### Task requirements
Leave out any picture and return the remaining listing below exactly as given.

### Recorded information

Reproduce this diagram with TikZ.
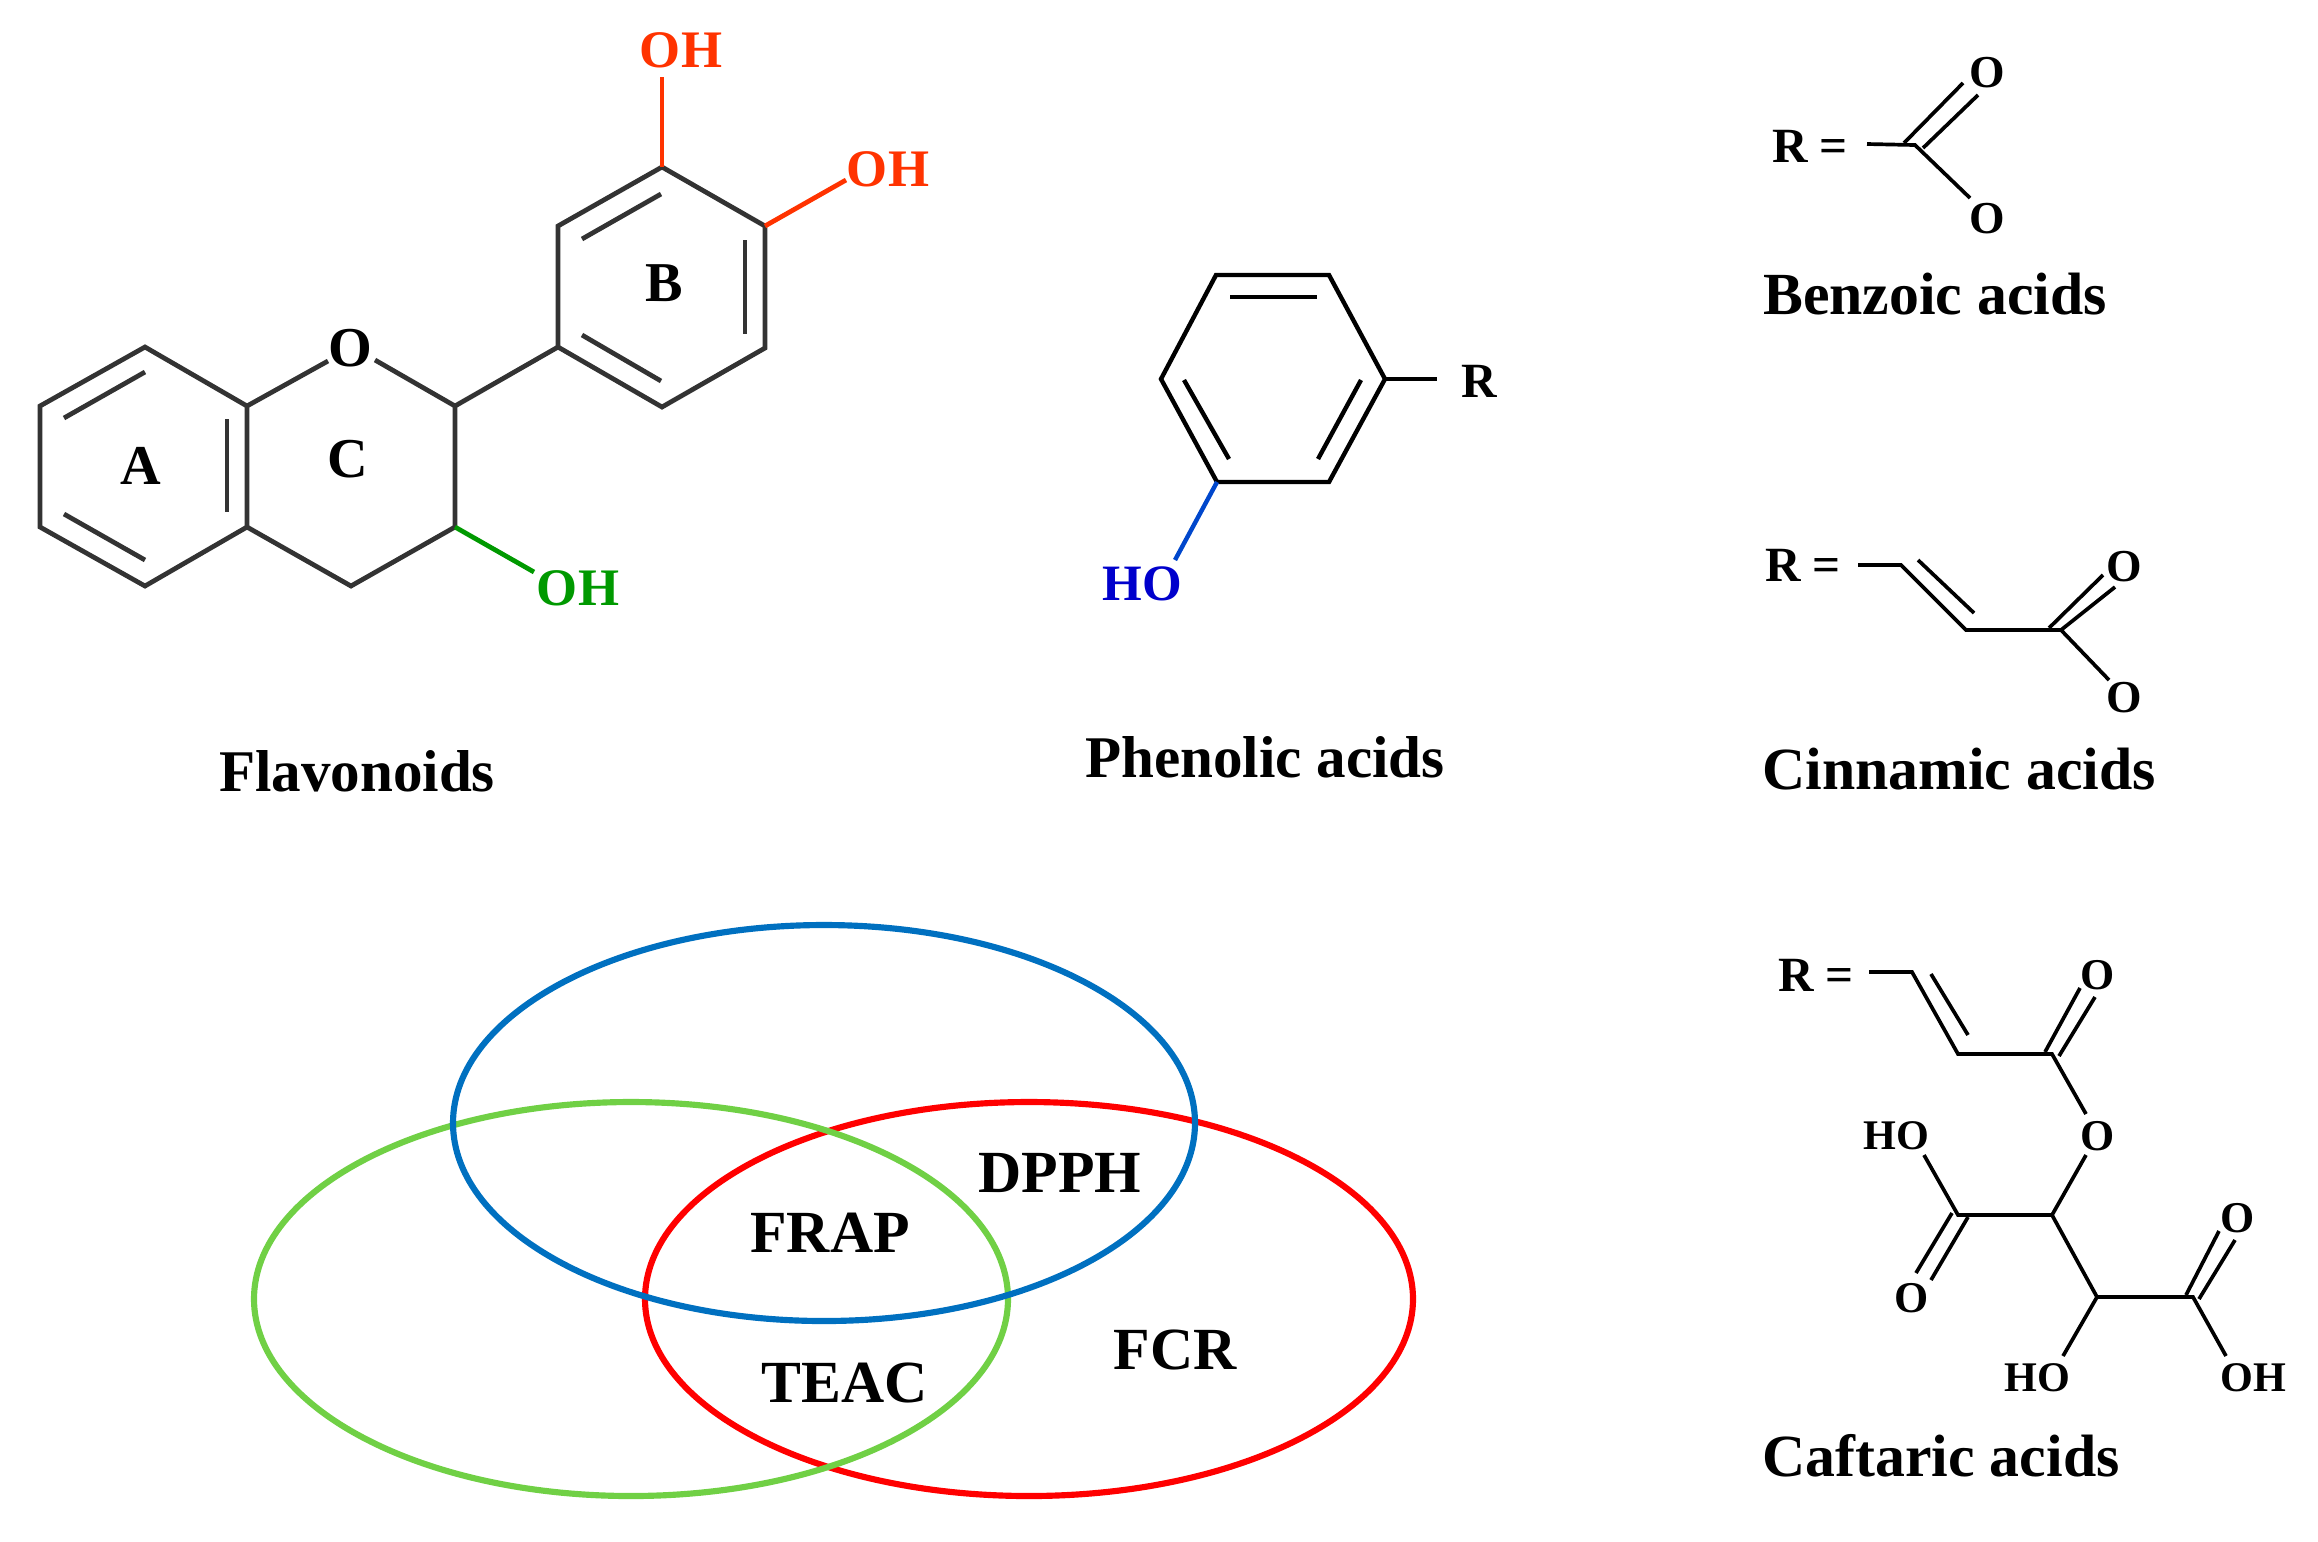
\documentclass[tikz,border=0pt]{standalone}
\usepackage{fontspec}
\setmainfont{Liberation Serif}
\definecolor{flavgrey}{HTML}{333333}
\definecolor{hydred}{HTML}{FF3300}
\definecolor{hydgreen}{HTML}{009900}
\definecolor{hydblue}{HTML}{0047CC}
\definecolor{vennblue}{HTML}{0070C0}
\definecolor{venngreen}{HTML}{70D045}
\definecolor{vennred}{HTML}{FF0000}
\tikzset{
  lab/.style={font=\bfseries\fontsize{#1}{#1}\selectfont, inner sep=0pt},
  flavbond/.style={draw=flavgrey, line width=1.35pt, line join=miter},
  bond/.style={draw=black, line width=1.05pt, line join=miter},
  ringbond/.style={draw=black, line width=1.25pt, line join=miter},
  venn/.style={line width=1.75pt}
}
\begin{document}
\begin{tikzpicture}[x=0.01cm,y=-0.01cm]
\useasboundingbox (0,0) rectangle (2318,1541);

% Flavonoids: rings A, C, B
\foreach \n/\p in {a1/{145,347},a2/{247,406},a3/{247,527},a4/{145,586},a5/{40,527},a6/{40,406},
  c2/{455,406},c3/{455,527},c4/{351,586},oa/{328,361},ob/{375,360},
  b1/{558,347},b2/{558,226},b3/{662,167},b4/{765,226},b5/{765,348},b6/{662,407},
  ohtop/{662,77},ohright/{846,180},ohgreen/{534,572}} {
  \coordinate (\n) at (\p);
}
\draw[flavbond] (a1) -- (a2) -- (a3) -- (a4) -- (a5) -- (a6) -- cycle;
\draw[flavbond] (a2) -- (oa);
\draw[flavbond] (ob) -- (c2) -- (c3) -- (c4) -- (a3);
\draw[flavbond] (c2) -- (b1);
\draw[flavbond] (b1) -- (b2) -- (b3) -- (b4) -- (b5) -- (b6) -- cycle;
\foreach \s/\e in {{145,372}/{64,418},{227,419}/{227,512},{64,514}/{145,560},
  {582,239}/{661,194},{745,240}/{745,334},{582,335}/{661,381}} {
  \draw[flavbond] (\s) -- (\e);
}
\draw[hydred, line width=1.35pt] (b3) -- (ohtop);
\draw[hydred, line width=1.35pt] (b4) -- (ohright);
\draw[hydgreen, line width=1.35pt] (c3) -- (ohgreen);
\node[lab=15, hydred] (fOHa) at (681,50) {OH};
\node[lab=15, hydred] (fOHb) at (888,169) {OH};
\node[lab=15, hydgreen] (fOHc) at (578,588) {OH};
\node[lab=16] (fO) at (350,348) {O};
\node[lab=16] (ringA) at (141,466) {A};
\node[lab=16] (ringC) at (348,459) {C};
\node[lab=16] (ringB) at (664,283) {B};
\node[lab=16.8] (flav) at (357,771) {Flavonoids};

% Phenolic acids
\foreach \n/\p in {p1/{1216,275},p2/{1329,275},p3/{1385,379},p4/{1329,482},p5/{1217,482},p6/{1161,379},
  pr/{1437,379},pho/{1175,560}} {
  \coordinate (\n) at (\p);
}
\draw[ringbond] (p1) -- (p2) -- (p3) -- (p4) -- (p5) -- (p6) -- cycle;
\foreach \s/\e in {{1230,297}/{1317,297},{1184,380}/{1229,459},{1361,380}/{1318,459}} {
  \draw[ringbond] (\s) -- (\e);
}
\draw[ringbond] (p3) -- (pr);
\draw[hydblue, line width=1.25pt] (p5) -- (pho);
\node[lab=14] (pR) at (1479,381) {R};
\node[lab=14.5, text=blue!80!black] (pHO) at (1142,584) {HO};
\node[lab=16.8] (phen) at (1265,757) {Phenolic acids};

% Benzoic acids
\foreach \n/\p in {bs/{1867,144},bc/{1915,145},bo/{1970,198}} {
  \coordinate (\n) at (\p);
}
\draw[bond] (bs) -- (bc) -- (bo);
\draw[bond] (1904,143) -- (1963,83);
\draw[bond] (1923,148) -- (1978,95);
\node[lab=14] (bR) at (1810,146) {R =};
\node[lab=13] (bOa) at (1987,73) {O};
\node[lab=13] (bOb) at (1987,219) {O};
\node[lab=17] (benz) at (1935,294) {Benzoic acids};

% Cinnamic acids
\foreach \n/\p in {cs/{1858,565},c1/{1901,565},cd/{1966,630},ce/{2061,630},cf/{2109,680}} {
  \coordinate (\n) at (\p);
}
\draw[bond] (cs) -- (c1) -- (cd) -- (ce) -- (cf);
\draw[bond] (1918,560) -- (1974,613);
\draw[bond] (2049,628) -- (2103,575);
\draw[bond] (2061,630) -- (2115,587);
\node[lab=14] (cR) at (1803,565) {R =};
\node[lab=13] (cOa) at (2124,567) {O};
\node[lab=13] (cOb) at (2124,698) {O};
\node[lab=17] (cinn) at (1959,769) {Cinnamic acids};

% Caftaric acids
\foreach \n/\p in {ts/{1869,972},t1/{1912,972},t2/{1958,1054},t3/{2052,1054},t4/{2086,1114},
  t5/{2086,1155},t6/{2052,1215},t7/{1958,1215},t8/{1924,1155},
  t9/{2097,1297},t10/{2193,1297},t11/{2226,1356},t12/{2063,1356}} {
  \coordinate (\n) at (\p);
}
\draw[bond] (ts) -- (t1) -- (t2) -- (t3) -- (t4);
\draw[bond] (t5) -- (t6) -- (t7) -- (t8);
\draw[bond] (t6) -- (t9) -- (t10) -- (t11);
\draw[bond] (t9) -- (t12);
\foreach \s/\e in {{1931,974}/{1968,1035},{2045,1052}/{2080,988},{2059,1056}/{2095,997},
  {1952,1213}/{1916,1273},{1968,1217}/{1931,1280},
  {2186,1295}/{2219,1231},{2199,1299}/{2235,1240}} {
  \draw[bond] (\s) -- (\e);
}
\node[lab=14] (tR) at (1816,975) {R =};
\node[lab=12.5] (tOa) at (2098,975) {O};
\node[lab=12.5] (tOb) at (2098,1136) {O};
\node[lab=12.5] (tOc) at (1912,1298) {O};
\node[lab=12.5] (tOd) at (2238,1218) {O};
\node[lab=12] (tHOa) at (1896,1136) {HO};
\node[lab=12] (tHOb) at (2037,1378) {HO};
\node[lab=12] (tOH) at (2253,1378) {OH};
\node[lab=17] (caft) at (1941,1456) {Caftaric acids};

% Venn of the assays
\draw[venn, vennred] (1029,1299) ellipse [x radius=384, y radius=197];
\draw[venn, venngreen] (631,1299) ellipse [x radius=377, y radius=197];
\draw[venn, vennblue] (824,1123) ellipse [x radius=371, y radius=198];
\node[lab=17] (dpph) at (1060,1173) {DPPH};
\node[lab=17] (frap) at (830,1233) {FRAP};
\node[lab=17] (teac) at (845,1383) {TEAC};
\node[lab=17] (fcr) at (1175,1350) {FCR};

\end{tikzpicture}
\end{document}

### The solution
Reproduce this diagram with TikZ.
\documentclass[tikz,border=0pt]{standalone}
\usepackage{fontspec}
\setmainfont{Liberation Serif}
\definecolor{flavgrey}{HTML}{333333}
\definecolor{hydred}{HTML}{FF3300}
\definecolor{hydgreen}{HTML}{009900}
\definecolor{hydblue}{HTML}{0047CC}
\definecolor{vennblue}{HTML}{0070C0}
\definecolor{venngreen}{HTML}{70D045}
\definecolor{vennred}{HTML}{FF0000}
\tikzset{
  lab/.style={font=\bfseries\fontsize{#1}{#1}\selectfont, inner sep=0pt},
  flavbond/.style={draw=flavgrey, line width=1.35pt, line join=miter},
  bond/.style={draw=black, line width=1.05pt, line join=miter},
  ringbond/.style={draw=black, line width=1.25pt, line join=miter},
  venn/.style={line width=1.75pt}
}
\begin{document}
\begin{tikzpicture}[x=0.01cm,y=-0.01cm]
\useasboundingbox (0,0) rectangle (2318,1541);

% Flavonoids: rings A, C, B
\foreach \n/\p in {a1/{145,347},a2/{247,406},a3/{247,527},a4/{145,586},a5/{40,527},a6/{40,406},
  c2/{455,406},c3/{455,527},c4/{351,586},oa/{328,361},ob/{375,360},
  b1/{558,347},b2/{558,226},b3/{662,167},b4/{765,226},b5/{765,348},b6/{662,407},
  ohtop/{662,77},ohright/{846,180},ohgreen/{534,572}} {
  \coordinate (\n) at (\p);
}
\draw[flavbond] (a1) -- (a2) -- (a3) -- (a4) -- (a5) -- (a6) -- cycle;
\draw[flavbond] (a2) -- (oa);
\draw[flavbond] (ob) -- (c2) -- (c3) -- (c4) -- (a3);
\draw[flavbond] (c2) -- (b1);
\draw[flavbond] (b1) -- (b2) -- (b3) -- (b4) -- (b5) -- (b6) -- cycle;
\foreach \s/\e in {{145,372}/{64,418},{227,419}/{227,512},{64,514}/{145,560},
  {582,239}/{661,194},{745,240}/{745,334},{582,335}/{661,381}} {
  \draw[flavbond] (\s) -- (\e);
}
\draw[hydred, line width=1.35pt] (b3) -- (ohtop);
\draw[hydred, line width=1.35pt] (b4) -- (ohright);
\draw[hydgreen, line width=1.35pt] (c3) -- (ohgreen);
\node[lab=15, hydred] (fOHa) at (681,50) {OH};
\node[lab=15, hydred] (fOHb) at (888,169) {OH};
\node[lab=15, hydgreen] (fOHc) at (578,588) {OH};
\node[lab=16] (fO) at (350,348) {O};
\node[lab=16] (ringA) at (141,466) {A};
\node[lab=16] (ringC) at (348,459) {C};
\node[lab=16] (ringB) at (664,283) {B};
\node[lab=16.8] (flav) at (357,771) {Flavonoids};

% Phenolic acids
\foreach \n/\p in {p1/{1216,275},p2/{1329,275},p3/{1385,379},p4/{1329,482},p5/{1217,482},p6/{1161,379},
  pr/{1437,379},pho/{1175,560}} {
  \coordinate (\n) at (\p);
}
\draw[ringbond] (p1) -- (p2) -- (p3) -- (p4) -- (p5) -- (p6) -- cycle;
\foreach \s/\e in {{1230,297}/{1317,297},{1184,380}/{1229,459},{1361,380}/{1318,459}} {
  \draw[ringbond] (\s) -- (\e);
}
\draw[ringbond] (p3) -- (pr);
\draw[hydblue, line width=1.25pt] (p5) -- (pho);
\node[lab=14] (pR) at (1479,381) {R};
\node[lab=14.5, text=blue!80!black] (pHO) at (1142,584) {HO};
\node[lab=16.8] (phen) at (1265,757) {Phenolic acids};

% Benzoic acids
\foreach \n/\p in {bs/{1867,144},bc/{1915,145},bo/{1970,198}} {
  \coordinate (\n) at (\p);
}
\draw[bond] (bs) -- (bc) -- (bo);
\draw[bond] (1904,143) -- (1963,83);
\draw[bond] (1923,148) -- (1978,95);
\node[lab=14] (bR) at (1810,146) {R =};
\node[lab=13] (bOa) at (1987,73) {O};
\node[lab=13] (bOb) at (1987,219) {O};
\node[lab=17] (benz) at (1935,294) {Benzoic acids};

% Cinnamic acids
\foreach \n/\p in {cs/{1858,565},c1/{1901,565},cd/{1966,630},ce/{2061,630},cf/{2109,680}} {
  \coordinate (\n) at (\p);
}
\draw[bond] (cs) -- (c1) -- (cd) -- (ce) -- (cf);
\draw[bond] (1918,560) -- (1974,613);
\draw[bond] (2049,628) -- (2103,575);
\draw[bond] (2061,630) -- (2115,587);
\node[lab=14] (cR) at (1803,565) {R =};
\node[lab=13] (cOa) at (2124,567) {O};
\node[lab=13] (cOb) at (2124,698) {O};
\node[lab=17] (cinn) at (1959,769) {Cinnamic acids};

% Caftaric acids
\foreach \n/\p in {ts/{1869,972},t1/{1912,972},t2/{1958,1054},t3/{2052,1054},t4/{2086,1114},
  t5/{2086,1155},t6/{2052,1215},t7/{1958,1215},t8/{1924,1155},
  t9/{2097,1297},t10/{2193,1297},t11/{2226,1356},t12/{2063,1356}} {
  \coordinate (\n) at (\p);
}
\draw[bond] (ts) -- (t1) -- (t2) -- (t3) -- (t4);
\draw[bond] (t5) -- (t6) -- (t7) -- (t8);
\draw[bond] (t6) -- (t9) -- (t10) -- (t11);
\draw[bond] (t9) -- (t12);
\foreach \s/\e in {{1931,974}/{1968,1035},{2045,1052}/{2080,988},{2059,1056}/{2095,997},
  {1952,1213}/{1916,1273},{1968,1217}/{1931,1280},
  {2186,1295}/{2219,1231},{2199,1299}/{2235,1240}} {
  \draw[bond] (\s) -- (\e);
}
\node[lab=14] (tR) at (1816,975) {R =};
\node[lab=12.5] (tOa) at (2098,975) {O};
\node[lab=12.5] (tOb) at (2098,1136) {O};
\node[lab=12.5] (tOc) at (1912,1298) {O};
\node[lab=12.5] (tOd) at (2238,1218) {O};
\node[lab=12] (tHOa) at (1896,1136) {HO};
\node[lab=12] (tHOb) at (2037,1378) {HO};
\node[lab=12] (tOH) at (2253,1378) {OH};
\node[lab=17] (caft) at (1941,1456) {Caftaric acids};

% Venn of the assays
\draw[venn, vennred] (1029,1299) ellipse [x radius=384, y radius=197];
\draw[venn, venngreen] (631,1299) ellipse [x radius=377, y radius=197];
\draw[venn, vennblue] (824,1123) ellipse [x radius=371, y radius=198];
\node[lab=17] (dpph) at (1060,1173) {DPPH};
\node[lab=17] (frap) at (830,1233) {FRAP};
\node[lab=17] (teac) at (845,1383) {TEAC};
\node[lab=17] (fcr) at (1175,1350) {FCR};

\end{tikzpicture}
\end{document}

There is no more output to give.